I’ve been doing a lot of reading this summer. Some of the books that I’ve been reading this summer are books that I’ve read in the past but am revisiting because I’ve always found that I pick up new things the second or third time through. Two of those books that I’ve revisited this summer are Invent to Learn by Sylvia Libow Martinez and Gary Stager and Empowering Online Learning by Curtis Bonk and Ke Zhang. The combination has sparked some new ideas (perhaps re-ignited) for me about how to structure prompts for students.

Early in Empowering Online Learning Bonk and Zhang write about conducting a web quest or online scavenger hunt activity. They were writing in 2007/2008 when web quests were still a relatively new activity to many teachers who were trying to help students develop search skills. The example that Bonk and Zhang gave was essentially a list of questions for students to answer with the help of a search engine.

As I re-read the web quest activity outlined by Bonk and Zhang I remembered Stager’s refrain of “a good prompt is worth a thousand words.” Combining those two elements I came up with an update to an old search lesson activity that I used to do with some of my high school students.

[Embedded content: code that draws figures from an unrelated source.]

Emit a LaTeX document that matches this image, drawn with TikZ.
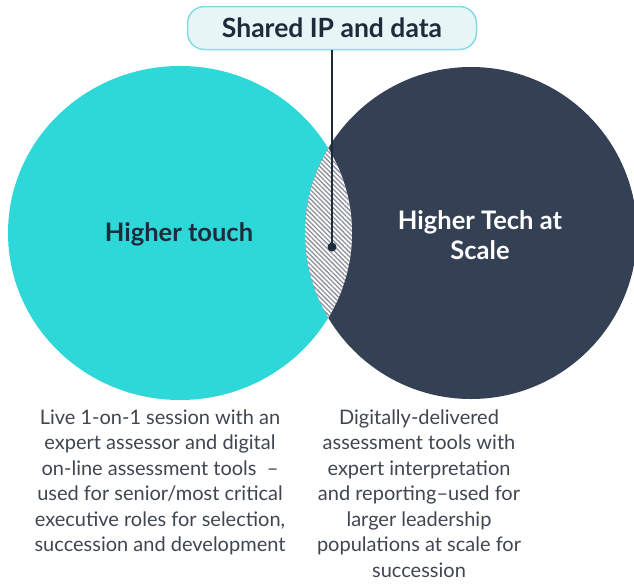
\documentclass[tikz,border=0pt]{standalone}
\usepackage{fontspec}
\setmainfont{Lato}
\usetikzlibrary{patterns.meta}
\definecolor{cyanc}{HTML}{2ED8D8}
\definecolor{navyc}{HTML}{344155}
\definecolor{inkc}{HTML}{1D2B3A}
\definecolor{bodyc}{HTML}{3F4650}
\definecolor{boxfill}{HTML}{E6F6F7}
\definecolor{boxline}{HTML}{86DCE2}
\definecolor{hatchc}{HTML}{8C919A}
\tikzset{
  sharedbox/.style={draw=boxline, line width=1.5pt, fill=boxfill, rounded corners=17pt,
    minimum width=289pt, minimum height=43pt, inner sep=0pt,
    font=\fontsize{26.5}{30}\selectfont\bfseries, text=inkc},
  circlabel/.style={font=\fontsize{25.5}{30}\selectfont\bfseries, align=center},
  bodytext/.style={font=\fontsize{20}{25.5}\selectfont, text=bodyc, align=center},
  dotnode/.style={circle, fill=inkc, minimum size=9pt, inner sep=0pt},
}
\begin{document}
\begin{tikzpicture}[x=1pt,y=-1pt]
\useasboundingbox (0,0) rectangle (634,584);
% circles
\fill[cyanc] (180,233) ellipse [x radius=172, y radius=167];
\fill[navyc] (471,233) circle [radius=166];
\begin{scope}
  \clip (180,233) ellipse [x radius=172, y radius=167];
  \fill[white] (471,233) circle [radius=166];
  \fill[pattern={Lines[angle=-45,distance=3.3pt,line width=1.3pt]}, pattern color=hatchc]
    (471,233) circle [radius=166];
\end{scope}
% labels
\node[circlabel, text=inkc] (touch) at (179,234) {Higher touch};
\node[circlabel, text=white] (tech) at (480,235) {Higher Tech at\\Scale};
% shared box and connector
\node[sharedbox] (shared) at (332,28) {Shared IP and data};
\node[dotnode] (dot) at (332,247) {};
\draw[inkc, line width=1.4pt] (shared.south -| dot) -- (dot.center);
% body texts
\node[bodytext, anchor=north] (ltext) at (160,406) {Live 1-on-1 session with an\\expert assessor and digital\\on-line assessment tools~~--\\used for senior/most critical\\executive roles for selection,\\succession and development};
\node[bodytext, anchor=north] (rtext) at (419,406) {Digitally-delivered\\assessment tools with\\expert interpretation\\and reporting--used for\\larger leadership\\populations at scale for\\succession};
\end{tikzpicture}
\end{document}
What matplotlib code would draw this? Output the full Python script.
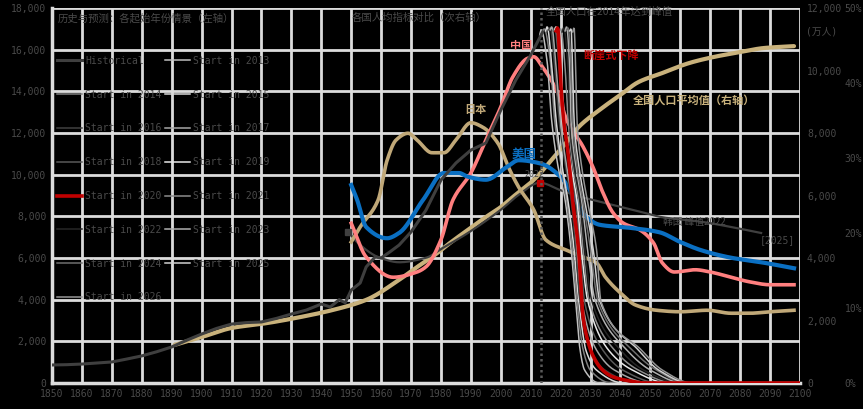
import numpy as np
import matplotlib
matplotlib.use("Agg")
import matplotlib.pyplot as plt

plt.rcParams['font.family'] = ['DejaVu Sans Mono', 'Noto Sans CJK SC']
CJK = ['Noto Sans CJK SC', 'DejaVu Sans']

# 历史值（左轴）
hist_years = [1850, 1855, 1860, 1865, 1870, 1875, 1880, 1885, 1890, 1895, 1900, 1905,
              1910, 1915, 1920, 1925, 1930, 1935, 1940, 1943, 1946, 1948, 1950, 1953,
              1955, 1958, 1960, 1963, 1966, 1970, 1975, 1980, 1985, 1990, 1995, 2000,
              2005, 2010, 2014]
hist_vals = [865, 880, 910, 960, 1010, 1150, 1300, 1500, 1730, 2050, 2350, 2620,
             2830, 2900, 2930, 3100, 3310, 3500, 3790, 3650, 4000, 3850, 4460, 4800,
             5570, 6050, 6000, 6300, 6620, 7250, 8300, 9740, 10560, 11180, 11520, 13100,
             14540, 15740, 16850]

# 各起始年份的预测（左轴）
fc_years = {
    2013: [2013, 2013.5, 2015.5, 2017, 2019, 2021.5, 2023.5, 2025, 2026.5, 2028, 2033, 2100],
    2014: [2014, 2014.5, 2016.5, 2018, 2020, 2022, 2024, 2025.5, 2027.5, 2030, 2037, 2100],
    2015: [2015, 2015.5, 2017, 2018.5, 2020.5, 2022.5, 2024.5, 2026, 2028.5, 2032, 2041, 2100],
    2016: [2016, 2016.5, 2018, 2019.5, 2021.5, 2023.5, 2025, 2026.5, 2030, 2035, 2046, 2100],
    2017: [2016.5, 2017, 2018.5, 2020, 2022, 2024, 2025.5, 2027, 2032, 2038, 2050, 2100],
    2018: [2017.5, 2018, 2019.5, 2021, 2023, 2025, 2026.5, 2028, 2034, 2041, 2053, 2100],
    2019: [2018, 2018.5, 2020, 2021.5, 2023.5, 2025.5, 2027, 2029, 2036, 2044, 2056, 2100],
    2020: [2018.5, 2019, 2020, 2021, 2022.5, 2024, 2026, 2027.5, 2029, 2031, 2034, 2037.5,
           2043, 2048, 2100],
    2021: [2019.5, 2020, 2021.5, 2022.5, 2024, 2026, 2027.5, 2029.5, 2038, 2046, 2058, 2100],
    2022: [2020.5, 2021, 2022.5, 2023, 2024.5, 2026.5, 2028, 2030.5, 2040, 2048, 2060, 2100],
    2023: [2021.5, 2022, 2023, 2023.5, 2025, 2027, 2029, 2031.5, 2042, 2050, 2061, 2100],
    2024: [2022, 2022.5, 2023.5, 2024, 2025.5, 2027.5, 2030, 2032.5, 2044, 2052, 2062, 2100],
    2025: [2023, 2023.5, 2024, 2024.5, 2026, 2028, 2031, 2033, 2046, 2053, 2063, 2100],
    2026: [2024, 2024.5, 2025, 2025.5, 2027, 2029, 2032, 2033.5, 2047, 2054, 2064, 2100],
}
fc_vals = {
    2013: [16700, 16950, 15400, 12600, 10500, 8780, 6400, 3980, 1580, 620, 0, 0],
    2014: [16850, 17000, 15500, 12600, 10600, 8800, 6300, 3900, 1600, 600, 0, 0],
    2015: [16900, 17100, 15300, 12600, 10400, 8700, 6400, 4000, 1550, 620, 0, 0],
    2016: [16950, 17050, 15200, 12600, 10500, 8780, 6500, 3900, 1580, 600, 0, 0],
    2017: [16950, 17100, 15100, 12500, 10400, 8700, 6400, 3980, 1580, 620, 0, 0],
    2018: [16900, 17050, 15200, 12600, 10500, 8780, 6400, 3900, 1600, 600, 0, 0],
    2019: [16950, 17100, 15000, 12500, 10400, 8700, 6300, 3980, 1580, 620, 0, 0],
    2020: [16900, 17050, 14500, 12620, 11000, 8780, 6380, 3170, 2060, 1250, 620, 290,
           100, 0, 0],
    2021: [16900, 17000, 15100, 12600, 10500, 8780, 6400, 3980, 1580, 620, 0, 0],
    2022: [16850, 17050, 15000, 12600, 10400, 8700, 6500, 3900, 1580, 600, 0, 0],
    2023: [16900, 17100, 15200, 12500, 10500, 8780, 6400, 3980, 1600, 620, 0, 0],
    2024: [16950, 17050, 15100, 12600, 10400, 8700, 6400, 3900, 1580, 620, 0, 0],
    2025: [16900, 17000, 15000, 12600, 10500, 8780, 6300, 3980, 1580, 600, 0, 0],
    2026: [16850, 17050, 15200, 12500, 10400, 8700, 6400, 3900, 1580, 620, 0, 0],
}
fc_colors = {
    2013: '#bfbfbf', 2014: '#7f7f7f', 2015: '#d9d9d9', 2016: '#404040',
    2017: '#a6a6a6', 2018: '#595959', 2019: '#e8e8e8', 2020: '#c00000',
    2021: '#8c8c8c', 2022: '#262626', 2023: '#b0b0b0', 2024: '#6e6e6e',
    2025: '#d0d0d0', 2026: '#959595',
}

# 全国人口平均值（右轴）
avg_years = [1891, 1900, 1910, 1922, 1933, 1944, 1955, 1966, 1972, 1977, 1983, 1989,
             1995, 2000, 2004, 2011, 2017, 2022, 2026, 2033, 2040, 2046, 2054, 2063,
             2071, 2080, 2088, 2098]
avg_vals = [1220, 1470, 1760, 1920, 2110, 2340, 2660, 3300, 3710, 4030, 4480, 4900,
            5310, 5630, 5950, 6500, 7140, 7710, 8190, 8740, 9220, 9630, 9920, 10240,
            10430, 10590, 10720, 10780]

# 各国（次右轴，%）
cn_years = [1950, 1955, 1964, 1972, 1975, 1980, 1984, 1990, 1995, 2000, 2004, 2009,
            2011, 2014, 2019, 2022, 2027.5, 2031, 2034, 2037.5, 2041, 2046.5, 2051,
            2054, 2058, 2065, 2070, 2077, 2083, 2090, 2098]
cn_vals = [21.3, 16.8, 14.1, 14.8, 15.5, 19.1, 24.4, 28.0, 32.4, 36.8, 40.8, 43.3,
           43.5, 42.1, 38.7, 35.1, 31.5, 28.6, 25.5, 22.7, 21.3, 20.4, 18.7,
           16.0, 14.8, 15.1, 14.8, 14.1, 13.5, 13.1, 13.1]
us_years = [1950, 1952, 1955, 1962, 1966, 1974, 1981, 1986, 1989, 1995, 2002, 2006,
            2013, 2020, 2025, 2028, 2033, 2043, 2053, 2060, 2067, 2077, 2087, 2098]
us_vals = [26.4, 24.4, 20.8, 19.3, 20.0, 24.4, 28.0, 28.0, 27.5, 27.1, 28.8, 29.7,
           29.3, 27.5, 24.4, 22.4, 21.1, 20.7, 20.1, 18.8, 17.7, 16.7, 16.1, 15.3]
jp_years = [1950, 1953, 1959, 1962, 1965, 1969, 1972, 1977, 1981, 1985, 1990, 1994,
            1999, 2003, 2006, 2011, 2015, 2022, 2027.5, 2032, 2035, 2040, 2045, 2052,
            2060, 2069, 2077, 2083, 2090, 2098]
jp_vals = [18.8, 20.8, 24.4, 29.7, 32.4, 33.3, 32.4, 30.7, 30.7, 32.4, 34.7, 34.1,
           32.0, 28.4, 26.1, 23.1, 19.1, 17.7, 16.8, 16.0, 14.1, 12.0, 10.4, 9.7,
           9.5, 9.7, 9.3, 9.3, 9.5, 9.7]
kr_years = [1949, 1953, 1959, 1966, 1975, 1981, 1989, 2000, 2006, 2013, 2020, 2026,
            2035, 2047, 2054, 2067, 2077, 2087]
kr_vals = [20.1, 18.4, 16.8, 16.1, 16.7, 18.1, 20.0, 23.1, 25.1, 26.7, 25.7, 24.9,
           24.0, 22.8, 22.1, 21.5, 20.8, 20.0]

left_ticks = list(range(0, 18001, 2000))
r1_ticks = list(range(0, 12001, 2000))
r2_ticks = [0, 10, 20, 30, 40, 50]
x_ticks = list(range(1850, 2101, 10))
peak_year = 2013.5

TXT = '#4a4a4a'
GRID = '#dcdcdc'
BG = '#000000'


def smooth(x, y, n=400):
    # 单调三次插值，仅用于画平滑曲线
    x = np.asarray(x, float)
    y = np.asarray(y, float)
    h = np.diff(x)
    d = np.diff(y) / h
    m = np.zeros_like(y)
    m[0], m[-1] = d[0], d[-1]
    for k in range(1, len(x) - 1):
        if d[k - 1] * d[k] > 0:
            w1 = 2 * h[k] + h[k - 1]
            w2 = h[k] + 2 * h[k - 1]
            m[k] = (w1 + w2) / (w1 / d[k - 1] + w2 / d[k])
    xs = np.linspace(x[0], x[-1], n)
    i = np.clip(np.searchsorted(x, xs) - 1, 0, len(h) - 1)
    t = (xs - x[i]) / h[i]
    ys = ((2 * t**3 - 3 * t**2 + 1) * y[i] + (t**3 - 2 * t**2 + t) * h[i] * m[i]
          + (-2 * t**3 + 3 * t**2) * y[i + 1] + (t**3 - t**2) * h[i] * m[i + 1])
    return xs, ys


fig = plt.figure(figsize=(8.63, 4.09), dpi=100, facecolor=BG)
rect = [52 / 863, 1 - 383 / 409, 748 / 863, 375 / 409]
ax = fig.add_axes(rect)
ax.set_facecolor(BG)
ax.set_xlim(1850, 2100)
ax.set_ylim(0, 18000)
ax.set_xticks(x_ticks)
ax.set_yticks(left_ticks)
ax.set_yticklabels([f'{v:,}' for v in left_ticks])
ax.grid(True, color=GRID, lw=2)
ax.tick_params(length=0, labelsize=7, colors=TXT, pad=4)
for s in ['top', 'right']:
    ax.spines[s].set_visible(False)
for s in ['left', 'bottom']:
    ax.spines[s].set_color(GRID)
    ax.spines[s].set_linewidth(2.5)

# 右轴：全国人口平均值
ax_r1 = ax.twinx()
ax_r1.set_ylim(0, 12000)
ax_r1.set_yticks(r1_ticks)
ax_r1.set_yticklabels([f'{v:,}' for v in r1_ticks])
ax_r1.tick_params(length=0, labelsize=7, colors=TXT, pad=5)
for s in ax_r1.spines.values():
    s.set_visible(False)
ax_r1.plot(*smooth(avg_years, avg_vals), color='#c9b27c', lw=3, solid_capstyle='round')

# 次右轴：各国
ax_r2 = ax.twinx()
ax_r2.set_ylim(0, 50)
ax_r2.set_yticks(r2_ticks)
ax_r2.set_yticklabels([f'{v}%' for v in r2_ticks])
ax_r2.spines['right'].set_position(('outward', 28))
for s in ax_r2.spines.values():
    s.set_visible(False)
ax_r2.tick_params(length=0, labelsize=7, colors=TXT, pad=4)
ax_r2.plot(*smooth(kr_years, kr_vals), color='#404040', lw=1.6)
ax_r2.plot(*smooth(jp_years, jp_vals), color='#c0a878', lw=2.6)
ax_r2.plot(*smooth(cn_years, cn_vals), color='#ff7f7f', lw=2.6)
ax_r2.plot(*smooth(us_years, us_vals), color='#0a6fc2', lw=3)
kp = int(np.argmax(kr_vals))
ax_r2.plot(kr_years[0], kr_vals[0], 's', color='#404040', ms=4)
ax_r2.plot(kr_years[kp], kr_vals[kp], 's', color='#c00000', ms=5)

# 左轴：历史值与预测
ax_fc = ax.twinx()
ax_fc.set_ylim(0, 18000)
ax_fc.set_yticks([])
for s in ax_fc.spines.values():
    s.set_visible(False)
ax_fc.axvline(peak_year, color='#5a5a5a', lw=1.8, ls=(0, (1, 1.2)))

handles = {}
for yr in fc_years:
    if yr == 2020:
        continue
    ln, = ax_fc.plot(*smooth(fc_years[yr], fc_vals[yr]), color=fc_colors[yr], lw=1.1)
    handles[yr] = ln
h_hist, = ax_fc.plot(hist_years, hist_vals, color='#3f3f3f', lw=2.2)
handles[2020], = ax_fc.plot(*smooth(fc_years[2020], fc_vals[2020]),
                            color=fc_colors[2020], lw=2.6)

order_left = [None, 2014, 2016, 2018, 2020, 2022, 2024, 2026]
order_right = [2013, 2015, 2017, 2019, 2021, 2023, 2025]
leg_h, leg_l = [], []
for yr in order_left + order_right:
    if yr is None:
        leg_h.append(h_hist)
        leg_l.append('Historical')
    else:
        leg_h.append(handles[yr])
        leg_l.append(f'Start in {yr}')
ax_fc.legend(leg_h, leg_l, ncol=2, loc='upper left', frameon=False,
             bbox_to_anchor=(48 / 863, 1 - 47 / 409), bbox_transform=fig.transFigure,
             fontsize=7, labelspacing=2.45, handlelength=2.6, handletextpad=0.3,
             columnspacing=0.4, labelcolor=TXT)

ax.set_zorder(1)
ax_r1.set_zorder(2)
ax_r2.set_zorder(3)
ax_fc.set_zorder(4)


def fx(x, y):
    return x / 863, 1 - y / 409


fig.text(*fx(58, 18), '历史与预测：各起始年份情景（左轴）', fontsize=7.5, color=TXT,
         va='center', family=CJK)
fig.text(*fx(352, 18), '各国人均指标对比（次右轴）', fontsize=7.5, color=TXT,
         va='center', family=CJK)
fig.text(*fx(546, 12), '全国人口在2014年达到峰值', fontsize=7.5, color=TXT,
         va='center', family=CJK)
fig.text(*fx(583, 55), '断崖式下降', fontsize=8, color='#c00000', fontweight='bold',
         va='center', family=CJK)
fig.text(*fx(510, 46), '中国', fontsize=8, color='#ff7f7f', fontweight='bold',
         va='center', family=CJK)
fig.text(*fx(464, 110), '日本', fontsize=8, color='#c0a878', fontweight='bold',
         va='center', family=CJK)
fig.text(*fx(512, 154), '美国', fontsize=9, color='#0a6fc2', fontweight='bold',
         va='center', family=CJK)
fig.text(*fx(633, 100), '全国人口平均值（右轴）', fontsize=8, color='#c9b27c',
         fontweight='bold', va='center', family=CJK)
fig.text(*fx(663, 222), '韩国 峰值2022', fontsize=7, color=TXT, va='center', family=CJK)
fig.text(*fx(760, 240), '[2025]', fontsize=7, color=TXT, va='center')
fig.text(*fx(524, 175), '2022', fontsize=6, color=TXT, va='center')
fig.text(*fx(822, 32), '(万人)', fontsize=7, color=TXT, va='center', ha='center')

fig.savefig('out.png', dpi=100, facecolor=BG)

The old search activity that I used to do with students was to have them pick a popular stock from the NYSE or NASDAQ and then find and evaluate buy/ sell/ hold articles they found about those stocks. The updated version of that lesson is to have students look up ten data points (for example: volume, short interest, cash flow, EPS) about a stock like AAPL (Apple) and then research ten ways that a professional analyst would use those data points to create a buy/ sell/ hold rating.